- **Task statement**:
Quote each line of the material verbatim, without the pictures.

- **Data excerpt**:
========
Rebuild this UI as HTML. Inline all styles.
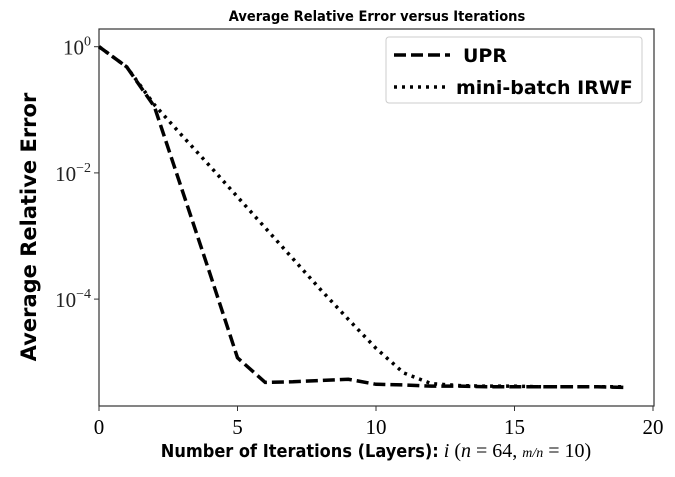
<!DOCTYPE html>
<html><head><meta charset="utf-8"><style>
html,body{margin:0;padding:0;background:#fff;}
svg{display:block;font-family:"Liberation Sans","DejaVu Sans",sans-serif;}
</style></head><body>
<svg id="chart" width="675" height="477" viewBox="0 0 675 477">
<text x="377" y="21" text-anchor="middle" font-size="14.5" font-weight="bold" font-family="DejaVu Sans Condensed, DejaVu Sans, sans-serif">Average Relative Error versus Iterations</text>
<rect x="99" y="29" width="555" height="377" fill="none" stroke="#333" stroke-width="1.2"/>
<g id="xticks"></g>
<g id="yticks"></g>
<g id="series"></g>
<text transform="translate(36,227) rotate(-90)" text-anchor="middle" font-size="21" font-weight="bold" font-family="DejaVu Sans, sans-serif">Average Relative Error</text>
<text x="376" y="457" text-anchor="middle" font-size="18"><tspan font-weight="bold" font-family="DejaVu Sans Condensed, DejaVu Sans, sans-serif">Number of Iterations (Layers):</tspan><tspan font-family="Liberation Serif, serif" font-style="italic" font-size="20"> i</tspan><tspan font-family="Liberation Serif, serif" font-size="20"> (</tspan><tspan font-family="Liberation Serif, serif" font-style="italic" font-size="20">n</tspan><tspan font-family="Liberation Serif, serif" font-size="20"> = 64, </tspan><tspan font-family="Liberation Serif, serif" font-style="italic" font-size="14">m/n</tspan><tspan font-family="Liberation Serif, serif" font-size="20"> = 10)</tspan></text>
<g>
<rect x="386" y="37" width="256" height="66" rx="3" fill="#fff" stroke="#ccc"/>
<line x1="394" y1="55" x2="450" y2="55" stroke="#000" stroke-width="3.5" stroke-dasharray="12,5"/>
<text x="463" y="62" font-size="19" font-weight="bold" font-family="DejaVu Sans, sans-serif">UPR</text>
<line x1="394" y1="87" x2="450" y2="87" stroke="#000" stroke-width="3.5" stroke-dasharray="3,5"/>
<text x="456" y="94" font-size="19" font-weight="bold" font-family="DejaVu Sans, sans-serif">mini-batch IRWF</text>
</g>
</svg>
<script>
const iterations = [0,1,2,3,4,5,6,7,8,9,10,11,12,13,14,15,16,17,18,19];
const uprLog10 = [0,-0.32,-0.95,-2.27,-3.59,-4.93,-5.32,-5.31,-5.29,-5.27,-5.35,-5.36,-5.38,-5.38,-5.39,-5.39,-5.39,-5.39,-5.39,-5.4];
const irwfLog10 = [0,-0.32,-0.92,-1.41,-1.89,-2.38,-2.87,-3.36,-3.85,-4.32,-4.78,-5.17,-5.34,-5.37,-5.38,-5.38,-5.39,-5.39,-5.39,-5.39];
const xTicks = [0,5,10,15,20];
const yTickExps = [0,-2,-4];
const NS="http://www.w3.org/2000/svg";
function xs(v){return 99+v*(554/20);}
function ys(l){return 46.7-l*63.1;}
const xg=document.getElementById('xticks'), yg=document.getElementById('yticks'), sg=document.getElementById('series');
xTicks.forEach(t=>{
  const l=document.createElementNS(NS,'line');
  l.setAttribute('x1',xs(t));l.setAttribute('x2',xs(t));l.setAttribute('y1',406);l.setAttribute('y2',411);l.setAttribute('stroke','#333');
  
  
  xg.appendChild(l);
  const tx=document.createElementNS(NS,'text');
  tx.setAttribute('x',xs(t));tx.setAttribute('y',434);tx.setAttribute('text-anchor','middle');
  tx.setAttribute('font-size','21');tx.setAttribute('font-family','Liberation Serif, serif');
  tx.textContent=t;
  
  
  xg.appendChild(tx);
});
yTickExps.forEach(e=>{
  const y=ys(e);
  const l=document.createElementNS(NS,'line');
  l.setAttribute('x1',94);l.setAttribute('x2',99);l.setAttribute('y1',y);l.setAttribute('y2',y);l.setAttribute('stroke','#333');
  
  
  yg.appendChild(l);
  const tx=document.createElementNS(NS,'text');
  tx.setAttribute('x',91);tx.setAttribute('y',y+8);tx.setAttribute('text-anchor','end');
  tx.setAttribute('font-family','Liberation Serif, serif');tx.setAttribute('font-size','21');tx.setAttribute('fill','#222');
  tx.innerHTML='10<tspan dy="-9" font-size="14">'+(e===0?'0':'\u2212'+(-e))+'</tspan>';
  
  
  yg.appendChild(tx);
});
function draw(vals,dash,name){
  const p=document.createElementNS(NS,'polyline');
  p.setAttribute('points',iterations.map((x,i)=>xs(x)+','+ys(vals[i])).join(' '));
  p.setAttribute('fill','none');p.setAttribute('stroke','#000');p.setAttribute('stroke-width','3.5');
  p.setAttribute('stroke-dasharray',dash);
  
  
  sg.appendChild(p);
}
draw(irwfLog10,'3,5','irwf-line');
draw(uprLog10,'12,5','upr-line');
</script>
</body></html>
========
- **Expected answer**:
Rebuild this UI as HTML. Inline all styles.
<!DOCTYPE html>
<html><head><meta charset="utf-8"><style>
html,body{margin:0;padding:0;background:#fff;}
svg{display:block;font-family:"Liberation Sans","DejaVu Sans",sans-serif;}
</style></head><body>
<svg id="chart" width="675" height="477" viewBox="0 0 675 477">
<text x="377" y="21" text-anchor="middle" font-size="14.5" font-weight="bold" font-family="DejaVu Sans Condensed, DejaVu Sans, sans-serif">Average Relative Error versus Iterations</text>
<rect x="99" y="29" width="555" height="377" fill="none" stroke="#333" stroke-width="1.2"/>
<g id="xticks"></g>
<g id="yticks"></g>
<g id="series"></g>
<text transform="translate(36,227) rotate(-90)" text-anchor="middle" font-size="21" font-weight="bold" font-family="DejaVu Sans, sans-serif">Average Relative Error</text>
<text x="376" y="457" text-anchor="middle" font-size="18"><tspan font-weight="bold" font-family="DejaVu Sans Condensed, DejaVu Sans, sans-serif">Number of Iterations (Layers):</tspan><tspan font-family="Liberation Serif, serif" font-style="italic" font-size="20"> i</tspan><tspan font-family="Liberation Serif, serif" font-size="20"> (</tspan><tspan font-family="Liberation Serif, serif" font-style="italic" font-size="20">n</tspan><tspan font-family="Liberation Serif, serif" font-size="20"> = 64, </tspan><tspan font-family="Liberation Serif, serif" font-style="italic" font-size="14">m/n</tspan><tspan font-family="Liberation Serif, serif" font-size="20"> = 10)</tspan></text>
<g>
<rect x="386" y="37" width="256" height="66" rx="3" fill="#fff" stroke="#ccc"/>
<line x1="394" y1="55" x2="450" y2="55" stroke="#000" stroke-width="3.5" stroke-dasharray="12,5"/>
<text x="463" y="62" font-size="19" font-weight="bold" font-family="DejaVu Sans, sans-serif">UPR</text>
<line x1="394" y1="87" x2="450" y2="87" stroke="#000" stroke-width="3.5" stroke-dasharray="3,5"/>
<text x="456" y="94" font-size="19" font-weight="bold" font-family="DejaVu Sans, sans-serif">mini-batch IRWF</text>
</g>
</svg>
<script>
const iterations = [0,1,2,3,4,5,6,7,8,9,10,11,12,13,14,15,16,17,18,19];
const uprLog10 = [0,-0.32,-0.95,-2.27,-3.59,-4.93,-5.32,-5.31,-5.29,-5.27,-5.35,-5.36,-5.38,-5.38,-5.39,-5.39,-5.39,-5.39,-5.39,-5.4];
const irwfLog10 = [0,-0.32,-0.92,-1.41,-1.89,-2.38,-2.87,-3.36,-3.85,-4.32,-4.78,-5.17,-5.34,-5.37,-5.38,-5.38,-5.39,-5.39,-5.39,-5.39];
const xTicks = [0,5,10,15,20];
const yTickExps = [0,-2,-4];
const NS="http://www.w3.org/2000/svg";
function xs(v){return 99+v*(554/20);}
function ys(l){return 46.7-l*63.1;}
const xg=document.getElementById('xticks'), yg=document.getElementById('yticks'), sg=document.getElementById('series');
xTicks.forEach(t=>{
  const l=document.createElementNS(NS,'line');
  l.setAttribute('x1',xs(t));l.setAttribute('x2',xs(t));l.setAttribute('y1',406);l.setAttribute('y2',411);l.setAttribute('stroke','#333');
  
  
  xg.appendChild(l);
  const tx=document.createElementNS(NS,'text');
  tx.setAttribute('x',xs(t));tx.setAttribute('y',434);tx.setAttribute('text-anchor','middle');
  tx.setAttribute('font-size','21');tx.setAttribute('font-family','Liberation Serif, serif');
  tx.textContent=t;
  
  
  xg.appendChild(tx);
});
yTickExps.forEach(e=>{
  const y=ys(e);
  const l=document.createElementNS(NS,'line');
  l.setAttribute('x1',94);l.setAttribute('x2',99);l.setAttribute('y1',y);l.setAttribute('y2',y);l.setAttribute('stroke','#333');
  
  
  yg.appendChild(l);
  const tx=document.createElementNS(NS,'text');
  tx.setAttribute('x',91);tx.setAttribute('y',y+8);tx.setAttribute('text-anchor','end');
  tx.setAttribute('font-family','Liberation Serif, serif');tx.setAttribute('font-size','21');tx.setAttribute('fill','#222');
  tx.innerHTML='10<tspan dy="-9" font-size="14">'+(e===0?'0':'\u2212'+(-e))+'</tspan>';
  
  
  yg.appendChild(tx);
});
function draw(vals,dash,name){
  const p=document.createElementNS(NS,'polyline');
  p.setAttribute('points',iterations.map((x,i)=>xs(x)+','+ys(vals[i])).join(' '));
  p.setAttribute('fill','none');p.setAttribute('stroke','#000');p.setAttribute('stroke-width','3.5');
  p.setAttribute('stroke-dasharray',dash);
  
  
  sg.appendChild(p);
}
draw(irwfLog10,'3,5','irwf-line');
draw(uprLog10,'12,5','upr-line');
</script>
</body></html>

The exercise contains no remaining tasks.